▸ Exercise instructions: From the first line of the data below, copy each line up to the one containing "var yTicksNarrow = [0.96, 0.98, 1, 1.02];", and include that line too.

----- Collected data

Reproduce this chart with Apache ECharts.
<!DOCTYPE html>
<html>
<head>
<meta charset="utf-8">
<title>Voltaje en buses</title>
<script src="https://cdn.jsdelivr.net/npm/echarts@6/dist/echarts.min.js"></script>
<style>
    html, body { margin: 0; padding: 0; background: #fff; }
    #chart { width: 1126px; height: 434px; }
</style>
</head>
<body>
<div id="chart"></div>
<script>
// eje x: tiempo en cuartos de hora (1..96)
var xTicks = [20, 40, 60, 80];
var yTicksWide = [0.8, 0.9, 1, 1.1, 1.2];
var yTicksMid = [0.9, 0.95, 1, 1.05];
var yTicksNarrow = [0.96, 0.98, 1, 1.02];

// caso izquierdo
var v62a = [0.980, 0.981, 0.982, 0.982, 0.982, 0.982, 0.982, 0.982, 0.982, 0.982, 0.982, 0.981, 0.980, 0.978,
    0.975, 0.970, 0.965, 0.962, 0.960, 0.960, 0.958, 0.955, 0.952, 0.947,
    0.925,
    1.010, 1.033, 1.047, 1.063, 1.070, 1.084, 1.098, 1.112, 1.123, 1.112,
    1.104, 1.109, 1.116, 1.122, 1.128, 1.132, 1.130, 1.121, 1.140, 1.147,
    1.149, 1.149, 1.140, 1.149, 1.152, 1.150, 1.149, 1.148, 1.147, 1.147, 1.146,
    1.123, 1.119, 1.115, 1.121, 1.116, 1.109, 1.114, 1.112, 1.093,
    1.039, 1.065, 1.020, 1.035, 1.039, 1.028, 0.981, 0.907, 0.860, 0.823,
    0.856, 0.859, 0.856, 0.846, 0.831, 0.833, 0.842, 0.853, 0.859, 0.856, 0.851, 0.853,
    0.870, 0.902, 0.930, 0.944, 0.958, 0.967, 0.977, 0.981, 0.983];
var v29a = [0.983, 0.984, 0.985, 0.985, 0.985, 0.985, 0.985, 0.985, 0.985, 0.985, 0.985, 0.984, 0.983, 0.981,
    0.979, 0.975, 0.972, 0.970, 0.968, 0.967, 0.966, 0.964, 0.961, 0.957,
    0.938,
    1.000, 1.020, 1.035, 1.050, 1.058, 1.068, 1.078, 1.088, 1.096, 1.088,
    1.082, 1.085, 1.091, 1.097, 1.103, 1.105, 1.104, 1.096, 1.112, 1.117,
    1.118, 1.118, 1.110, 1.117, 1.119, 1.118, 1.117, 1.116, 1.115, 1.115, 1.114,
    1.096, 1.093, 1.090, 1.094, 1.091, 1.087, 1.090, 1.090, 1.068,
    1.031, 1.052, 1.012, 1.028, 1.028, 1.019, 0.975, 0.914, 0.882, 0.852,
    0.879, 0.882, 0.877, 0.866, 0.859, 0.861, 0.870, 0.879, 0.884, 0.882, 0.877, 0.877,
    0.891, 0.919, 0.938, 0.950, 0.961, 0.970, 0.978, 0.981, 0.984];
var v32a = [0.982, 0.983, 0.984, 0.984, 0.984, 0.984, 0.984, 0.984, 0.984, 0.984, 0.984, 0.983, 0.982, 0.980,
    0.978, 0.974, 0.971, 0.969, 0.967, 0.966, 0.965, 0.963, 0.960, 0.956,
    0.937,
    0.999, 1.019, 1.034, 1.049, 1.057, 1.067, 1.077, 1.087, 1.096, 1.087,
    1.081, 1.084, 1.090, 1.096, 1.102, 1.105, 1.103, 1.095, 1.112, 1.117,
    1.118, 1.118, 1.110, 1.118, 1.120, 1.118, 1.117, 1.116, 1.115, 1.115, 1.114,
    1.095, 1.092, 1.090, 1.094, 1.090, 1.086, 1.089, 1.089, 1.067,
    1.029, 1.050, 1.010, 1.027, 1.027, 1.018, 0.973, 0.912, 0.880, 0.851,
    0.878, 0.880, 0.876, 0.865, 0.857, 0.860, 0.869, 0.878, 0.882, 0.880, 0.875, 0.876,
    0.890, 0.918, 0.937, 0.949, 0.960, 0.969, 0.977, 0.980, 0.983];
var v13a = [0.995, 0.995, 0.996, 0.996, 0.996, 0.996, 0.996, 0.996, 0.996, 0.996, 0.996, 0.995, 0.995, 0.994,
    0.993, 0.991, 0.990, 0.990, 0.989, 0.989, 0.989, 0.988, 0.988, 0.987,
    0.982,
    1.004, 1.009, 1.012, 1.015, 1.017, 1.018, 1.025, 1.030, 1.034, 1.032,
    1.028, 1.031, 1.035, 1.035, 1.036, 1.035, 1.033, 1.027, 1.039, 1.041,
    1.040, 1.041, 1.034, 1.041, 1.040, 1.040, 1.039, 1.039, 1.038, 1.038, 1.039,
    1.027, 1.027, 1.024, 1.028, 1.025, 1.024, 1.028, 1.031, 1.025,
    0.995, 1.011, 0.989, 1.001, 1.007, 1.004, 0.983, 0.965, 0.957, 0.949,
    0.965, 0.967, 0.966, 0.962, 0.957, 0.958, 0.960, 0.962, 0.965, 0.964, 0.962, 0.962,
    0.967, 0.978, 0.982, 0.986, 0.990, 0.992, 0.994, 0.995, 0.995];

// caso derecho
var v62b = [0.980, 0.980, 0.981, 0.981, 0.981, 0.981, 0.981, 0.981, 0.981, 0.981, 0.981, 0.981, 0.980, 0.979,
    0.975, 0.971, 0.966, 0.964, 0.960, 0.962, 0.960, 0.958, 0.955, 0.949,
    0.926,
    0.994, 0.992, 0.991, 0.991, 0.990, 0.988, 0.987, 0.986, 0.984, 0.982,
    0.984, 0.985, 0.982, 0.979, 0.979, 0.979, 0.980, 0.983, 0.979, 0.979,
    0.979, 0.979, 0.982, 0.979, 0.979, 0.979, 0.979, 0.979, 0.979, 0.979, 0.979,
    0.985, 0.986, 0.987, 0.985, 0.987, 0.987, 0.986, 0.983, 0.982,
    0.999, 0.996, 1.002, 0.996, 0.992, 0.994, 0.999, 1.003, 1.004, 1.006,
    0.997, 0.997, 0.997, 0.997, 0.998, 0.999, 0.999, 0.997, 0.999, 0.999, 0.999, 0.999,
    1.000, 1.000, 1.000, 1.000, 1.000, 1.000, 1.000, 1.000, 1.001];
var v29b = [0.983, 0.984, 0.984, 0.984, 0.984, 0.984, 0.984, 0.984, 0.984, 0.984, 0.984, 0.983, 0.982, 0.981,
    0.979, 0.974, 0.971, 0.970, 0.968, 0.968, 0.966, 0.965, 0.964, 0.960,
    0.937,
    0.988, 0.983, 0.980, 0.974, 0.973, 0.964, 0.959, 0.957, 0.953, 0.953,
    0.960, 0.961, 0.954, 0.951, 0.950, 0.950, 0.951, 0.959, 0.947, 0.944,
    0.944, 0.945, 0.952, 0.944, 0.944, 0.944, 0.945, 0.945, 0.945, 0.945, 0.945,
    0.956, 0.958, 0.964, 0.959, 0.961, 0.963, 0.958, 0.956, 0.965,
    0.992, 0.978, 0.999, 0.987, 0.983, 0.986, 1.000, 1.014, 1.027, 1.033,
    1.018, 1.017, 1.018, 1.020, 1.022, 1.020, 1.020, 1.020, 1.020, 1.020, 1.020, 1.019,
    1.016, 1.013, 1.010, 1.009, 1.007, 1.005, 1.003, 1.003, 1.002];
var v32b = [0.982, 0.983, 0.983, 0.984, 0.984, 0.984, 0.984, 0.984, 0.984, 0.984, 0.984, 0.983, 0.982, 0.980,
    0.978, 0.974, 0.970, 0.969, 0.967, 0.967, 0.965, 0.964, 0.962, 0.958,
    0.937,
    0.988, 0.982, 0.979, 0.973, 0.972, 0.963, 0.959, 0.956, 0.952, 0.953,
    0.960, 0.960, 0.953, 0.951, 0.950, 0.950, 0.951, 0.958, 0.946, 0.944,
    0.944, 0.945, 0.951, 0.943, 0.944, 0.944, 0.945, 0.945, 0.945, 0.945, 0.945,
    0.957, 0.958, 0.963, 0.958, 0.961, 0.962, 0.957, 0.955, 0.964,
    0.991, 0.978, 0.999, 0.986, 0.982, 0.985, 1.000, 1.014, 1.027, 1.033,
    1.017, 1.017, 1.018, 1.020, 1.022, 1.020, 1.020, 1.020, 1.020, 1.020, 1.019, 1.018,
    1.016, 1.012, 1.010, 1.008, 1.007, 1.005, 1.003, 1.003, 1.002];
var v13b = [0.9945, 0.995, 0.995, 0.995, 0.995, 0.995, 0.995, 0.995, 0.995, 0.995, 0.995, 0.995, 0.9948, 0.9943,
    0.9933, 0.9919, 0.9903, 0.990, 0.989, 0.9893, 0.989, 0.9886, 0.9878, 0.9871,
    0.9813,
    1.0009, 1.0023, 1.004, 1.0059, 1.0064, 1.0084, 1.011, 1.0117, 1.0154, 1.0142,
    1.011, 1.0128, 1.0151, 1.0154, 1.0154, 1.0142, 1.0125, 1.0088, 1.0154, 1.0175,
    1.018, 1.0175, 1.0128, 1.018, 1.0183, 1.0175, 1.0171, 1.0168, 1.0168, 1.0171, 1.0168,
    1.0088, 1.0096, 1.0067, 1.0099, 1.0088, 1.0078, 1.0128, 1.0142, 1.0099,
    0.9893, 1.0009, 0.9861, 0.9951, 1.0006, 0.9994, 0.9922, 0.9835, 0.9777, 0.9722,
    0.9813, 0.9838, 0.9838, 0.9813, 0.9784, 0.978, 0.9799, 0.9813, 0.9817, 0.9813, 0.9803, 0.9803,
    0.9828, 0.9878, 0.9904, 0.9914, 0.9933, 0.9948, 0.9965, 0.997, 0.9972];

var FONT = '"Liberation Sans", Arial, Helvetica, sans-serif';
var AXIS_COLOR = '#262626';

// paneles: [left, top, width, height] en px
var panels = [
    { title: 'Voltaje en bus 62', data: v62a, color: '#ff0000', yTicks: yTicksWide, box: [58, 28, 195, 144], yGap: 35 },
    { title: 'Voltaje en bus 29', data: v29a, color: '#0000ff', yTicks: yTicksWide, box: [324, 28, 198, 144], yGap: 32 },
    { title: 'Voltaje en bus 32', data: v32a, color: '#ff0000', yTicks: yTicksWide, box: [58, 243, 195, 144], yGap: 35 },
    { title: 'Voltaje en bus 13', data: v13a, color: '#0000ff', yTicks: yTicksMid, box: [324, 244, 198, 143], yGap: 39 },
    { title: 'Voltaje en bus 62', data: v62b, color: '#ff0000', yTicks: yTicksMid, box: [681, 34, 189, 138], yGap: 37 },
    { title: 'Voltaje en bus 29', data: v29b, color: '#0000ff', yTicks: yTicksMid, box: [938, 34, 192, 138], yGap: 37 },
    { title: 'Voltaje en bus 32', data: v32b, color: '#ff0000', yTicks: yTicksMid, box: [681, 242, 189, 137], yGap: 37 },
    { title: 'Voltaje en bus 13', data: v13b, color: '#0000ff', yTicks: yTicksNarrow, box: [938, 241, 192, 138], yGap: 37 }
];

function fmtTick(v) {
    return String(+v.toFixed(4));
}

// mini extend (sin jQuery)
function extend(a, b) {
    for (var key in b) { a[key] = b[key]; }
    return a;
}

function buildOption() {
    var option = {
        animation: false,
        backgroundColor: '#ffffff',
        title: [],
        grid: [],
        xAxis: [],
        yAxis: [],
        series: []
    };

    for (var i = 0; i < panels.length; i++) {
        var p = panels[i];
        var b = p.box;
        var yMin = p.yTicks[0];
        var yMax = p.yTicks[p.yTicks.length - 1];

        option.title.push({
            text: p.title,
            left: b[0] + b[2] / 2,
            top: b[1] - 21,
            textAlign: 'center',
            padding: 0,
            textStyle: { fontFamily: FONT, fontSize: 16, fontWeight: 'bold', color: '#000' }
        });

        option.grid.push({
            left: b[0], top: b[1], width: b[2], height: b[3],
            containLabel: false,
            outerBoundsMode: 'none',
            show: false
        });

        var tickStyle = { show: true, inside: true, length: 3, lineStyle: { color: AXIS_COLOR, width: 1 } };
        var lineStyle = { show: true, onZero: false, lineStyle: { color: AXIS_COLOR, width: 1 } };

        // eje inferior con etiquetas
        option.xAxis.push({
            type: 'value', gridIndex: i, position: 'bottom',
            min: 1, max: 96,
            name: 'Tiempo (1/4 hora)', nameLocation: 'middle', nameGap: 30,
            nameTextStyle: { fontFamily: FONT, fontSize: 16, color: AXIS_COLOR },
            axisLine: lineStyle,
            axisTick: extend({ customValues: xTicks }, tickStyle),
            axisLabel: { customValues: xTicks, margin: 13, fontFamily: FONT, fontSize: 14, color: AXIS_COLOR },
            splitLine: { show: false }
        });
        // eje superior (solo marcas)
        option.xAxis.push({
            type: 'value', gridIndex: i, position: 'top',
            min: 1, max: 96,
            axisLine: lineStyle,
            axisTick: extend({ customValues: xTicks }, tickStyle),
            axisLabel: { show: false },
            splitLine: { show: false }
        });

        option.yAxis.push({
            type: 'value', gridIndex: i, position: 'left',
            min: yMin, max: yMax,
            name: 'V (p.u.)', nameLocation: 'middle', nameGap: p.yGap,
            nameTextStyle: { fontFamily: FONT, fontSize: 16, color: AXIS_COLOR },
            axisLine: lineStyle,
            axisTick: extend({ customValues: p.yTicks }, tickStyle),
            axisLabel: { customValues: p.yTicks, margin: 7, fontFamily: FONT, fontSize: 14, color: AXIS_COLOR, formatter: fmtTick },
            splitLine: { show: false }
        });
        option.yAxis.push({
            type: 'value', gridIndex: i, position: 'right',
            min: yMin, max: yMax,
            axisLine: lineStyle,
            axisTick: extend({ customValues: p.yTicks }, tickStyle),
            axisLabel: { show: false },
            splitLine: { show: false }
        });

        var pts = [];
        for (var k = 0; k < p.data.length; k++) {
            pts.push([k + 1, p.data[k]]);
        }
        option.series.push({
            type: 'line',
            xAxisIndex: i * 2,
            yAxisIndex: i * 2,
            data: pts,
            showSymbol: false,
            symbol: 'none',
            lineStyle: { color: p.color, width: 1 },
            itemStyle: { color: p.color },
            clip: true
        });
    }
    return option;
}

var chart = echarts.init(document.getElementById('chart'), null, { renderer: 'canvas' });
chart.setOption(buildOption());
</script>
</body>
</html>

----------

▸ Correct answer:
Reproduce this chart with Apache ECharts.
<!DOCTYPE html>
<html>
<head>
<meta charset="utf-8">
<title>Voltaje en buses</title>
<script src="https://cdn.jsdelivr.net/npm/echarts@6/dist/echarts.min.js"></script>
<style>
    html, body { margin: 0; padding: 0; background: #fff; }
    #chart { width: 1126px; height: 434px; }
</style>
</head>
<body>
<div id="chart"></div>
<script>
// eje x: tiempo en cuartos de hora (1..96)
var xTicks = [20, 40, 60, 80];
var yTicksWide = [0.8, 0.9, 1, 1.1, 1.2];
var yTicksMid = [0.9, 0.95, 1, 1.05];
var yTicksNarrow = [0.96, 0.98, 1, 1.02];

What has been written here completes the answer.